DATA EXTRACT:
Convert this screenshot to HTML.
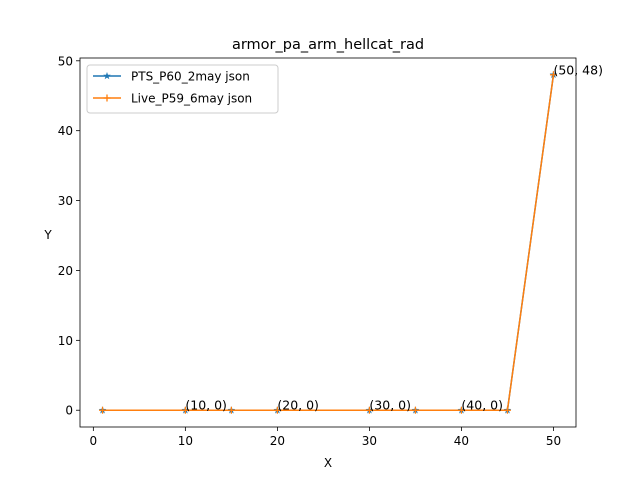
<!DOCTYPE html>
<html><head><meta charset="utf-8"><style>
body{margin:0;background:#fff;}
svg text{font-family:"DejaVu Sans","Liberation Sans",sans-serif;}
</style></head><body>
<svg id="c" width="640" height="480" xmlns="http://www.w3.org/2000/svg">
<rect width="640" height="480" fill="#fff"/>
</svg>
<script>
const xs=[1,10,15,20,30,35,40,45,50];
const ptsY=[0,0,0,0,0,0,0,0,48];
const liveY=[0,0,0,0,0,0,0,0,48];
const xTicks=[0,10,20,30,40,50];
const yTicks=[0,10,20,30,40,50];
const annX=[10,20,30,40,50];
const annY=[0,0,0,0,48];
const L=80,R=576,T=58,B=427;
const x0=-1.45,x1=52.45,y0=-2.4,y1=50.4;
const sx=v=>L+(v-x0)/(x1-x0)*(R-L);
const sy=v=>B-(v-y0)/(y1-y0)*(B-T);
const svg=document.getElementById('c');
const NS='http://www.w3.org/2000/svg';
function mk(t,a,p){const e=document.createElementNS(NS,t);for(const k in a)e.setAttribute(k,a[k]);(p||svg).appendChild(e);return e;}
let e;
e=mk('text',{x:328,y:49,'text-anchor':'middle','font-size':14.5,fill:'#000'});e.textContent='armor_pa_arm_hellcat_rad';


xTicks.forEach(v=>{
 e=mk('line',{x1:sx(v),x2:sx(v),y1:B,y2:B+4,stroke:'#000','stroke-width':0.8});
 
 
 e=mk('text',{x:sx(v),y:B+18,'text-anchor':'middle','font-size':12,fill:'#000'});e.textContent=v;
 
 
});
yTicks.forEach(v=>{
 e=mk('line',{x1:L-4,x2:L,y1:sy(v),y2:sy(v),stroke:'#000','stroke-width':0.8});
 
 
 e=mk('text',{x:L-7,y:sy(v)+4.5,'text-anchor':'end','font-size':12,fill:'#000'});e.textContent=v;
 
 
});
e=mk('text',{x:328,y:467,'text-anchor':'middle','font-size':12,fill:'#000'});e.textContent='X';


e=mk('text',{x:48,y:239,'text-anchor':'middle','font-size':12,fill:'#000'});e.textContent='Y';


function star(cx,cy,r,p,fill){let d='';for(let i=0;i<10;i++){const rr=i%2?r*0.4:r;const a=-Math.PI/2+i*Math.PI/5;d+=(i?'L':'M')+(cx+rr*Math.cos(a))+','+(cy+rr*Math.sin(a));}return mk('path',{d:d+'Z',fill:fill},p);}
function series(ys,color,marker,name){
 const g=mk('g',{});
 
 
 mk('polyline',{points:xs.map((x,i)=>sx(x)+','+sy(ys[i])).join(' '),fill:'none',stroke:color,'stroke-width':1.5},g);
 xs.forEach((x,i)=>{
  let m;
  if(marker==='star') m=star(sx(x),sy(ys[i]),4,g,color);
  else m=mk('path',{d:`M${sx(x)-3.5},${sy(ys[i])}h7M${sx(x)},${sy(ys[i])-3.5}v7`,stroke:color,'stroke-width':1.3},g);
  
  
 });
}
series(ptsY,'#1f77b4','star','series-pts-p60');
series(liveY,'#ff7f0e','plus','series-live-p59');
annX.forEach((x,i)=>{
 e=mk('text',{x:sx(x),y:sy(annY[i])-0.5,'font-size':12.5,fill:'#000'});e.textContent='('+x+', '+annY[i]+')';
 
 
});
e=mk('rect',{x:L,y:T,width:R-L,height:B-T,fill:'none',stroke:'#000','stroke-width':0.8});


const lg=mk('g',{});


mk('rect',{x:87,y:65,width:191,height:48,rx:3,fill:'#fff','fill-opacity':0.8,stroke:'#ccc'},lg);
mk('line',{x1:93,x2:121,y1:76,y2:76,stroke:'#1f77b4','stroke-width':1.5},lg);
star(107,76,4,lg,'#1f77b4');
e=mk('text',{x:131,y:80.5,'font-size':12,fill:'#000'},lg);e.textContent='PTS_P60_2may json';


mk('line',{x1:93,x2:121,y1:98,y2:98,stroke:'#ff7f0e','stroke-width':1.5},lg);
mk('path',{d:'M103.5,98h7M107,94.5v7',stroke:'#ff7f0e','stroke-width':1.3},lg);
e=mk('text',{x:131,y:102.5,'font-size':12,fill:'#000'},lg);e.textContent='Live_P59_6may json';


</script>
</body></html>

THE TASK: Repeat the material above in full and exactly, apart from the pictures.

EXERCISE RESULT:
Convert this screenshot to HTML.
<!DOCTYPE html>
<html><head><meta charset="utf-8"><style>
body{margin:0;background:#fff;}
svg text{font-family:"DejaVu Sans","Liberation Sans",sans-serif;}
</style></head><body>
<svg id="c" width="640" height="480" xmlns="http://www.w3.org/2000/svg">
<rect width="640" height="480" fill="#fff"/>
</svg>
<script>
const xs=[1,10,15,20,30,35,40,45,50];
const ptsY=[0,0,0,0,0,0,0,0,48];
const liveY=[0,0,0,0,0,0,0,0,48];
const xTicks=[0,10,20,30,40,50];
const yTicks=[0,10,20,30,40,50];
const annX=[10,20,30,40,50];
const annY=[0,0,0,0,48];
const L=80,R=576,T=58,B=427;
const x0=-1.45,x1=52.45,y0=-2.4,y1=50.4;
const sx=v=>L+(v-x0)/(x1-x0)*(R-L);
const sy=v=>B-(v-y0)/(y1-y0)*(B-T);
const svg=document.getElementById('c');
const NS='http://www.w3.org/2000/svg';
function mk(t,a,p){const e=document.createElementNS(NS,t);for(const k in a)e.setAttribute(k,a[k]);(p||svg).appendChild(e);return e;}
let e;
e=mk('text',{x:328,y:49,'text-anchor':'middle','font-size':14.5,fill:'#000'});e.textContent='armor_pa_arm_hellcat_rad';


xTicks.forEach(v=>{
 e=mk('line',{x1:sx(v),x2:sx(v),y1:B,y2:B+4,stroke:'#000','stroke-width':0.8});
 
 
 e=mk('text',{x:sx(v),y:B+18,'text-anchor':'middle','font-size':12,fill:'#000'});e.textContent=v;
 
 
});
yTicks.forEach(v=>{
 e=mk('line',{x1:L-4,x2:L,y1:sy(v),y2:sy(v),stroke:'#000','stroke-width':0.8});
 
 
 e=mk('text',{x:L-7,y:sy(v)+4.5,'text-anchor':'end','font-size':12,fill:'#000'});e.textContent=v;
 
 
});
e=mk('text',{x:328,y:467,'text-anchor':'middle','font-size':12,fill:'#000'});e.textContent='X';


e=mk('text',{x:48,y:239,'text-anchor':'middle','font-size':12,fill:'#000'});e.textContent='Y';


function star(cx,cy,r,p,fill){let d='';for(let i=0;i<10;i++){const rr=i%2?r*0.4:r;const a=-Math.PI/2+i*Math.PI/5;d+=(i?'L':'M')+(cx+rr*Math.cos(a))+','+(cy+rr*Math.sin(a));}return mk('path',{d:d+'Z',fill:fill},p);}
function series(ys,color,marker,name){
 const g=mk('g',{});
 
 
 mk('polyline',{points:xs.map((x,i)=>sx(x)+','+sy(ys[i])).join(' '),fill:'none',stroke:color,'stroke-width':1.5},g);
 xs.forEach((x,i)=>{
  let m;
  if(marker==='star') m=star(sx(x),sy(ys[i]),4,g,color);
  else m=mk('path',{d:`M${sx(x)-3.5},${sy(ys[i])}h7M${sx(x)},${sy(ys[i])-3.5}v7`,stroke:color,'stroke-width':1.3},g);
  
  
 });
}
series(ptsY,'#1f77b4','star','series-pts-p60');
series(liveY,'#ff7f0e','plus','series-live-p59');
annX.forEach((x,i)=>{
 e=mk('text',{x:sx(x),y:sy(annY[i])-0.5,'font-size':12.5,fill:'#000'});e.textContent='('+x+', '+annY[i]+')';
 
 
});
e=mk('rect',{x:L,y:T,width:R-L,height:B-T,fill:'none',stroke:'#000','stroke-width':0.8});


const lg=mk('g',{});


mk('rect',{x:87,y:65,width:191,height:48,rx:3,fill:'#fff','fill-opacity':0.8,stroke:'#ccc'},lg);
mk('line',{x1:93,x2:121,y1:76,y2:76,stroke:'#1f77b4','stroke-width':1.5},lg);
star(107,76,4,lg,'#1f77b4');
e=mk('text',{x:131,y:80.5,'font-size':12,fill:'#000'},lg);e.textContent='PTS_P60_2may json';


mk('line',{x1:93,x2:121,y1:98,y2:98,stroke:'#ff7f0e','stroke-width':1.5},lg);
mk('path',{d:'M103.5,98h7M107,94.5v7',stroke:'#ff7f0e','stroke-width':1.3},lg);
e=mk('text',{x:131,y:102.5,'font-size':12,fill:'#000'},lg);e.textContent='Live_P59_6may json';


</script>
</body></html>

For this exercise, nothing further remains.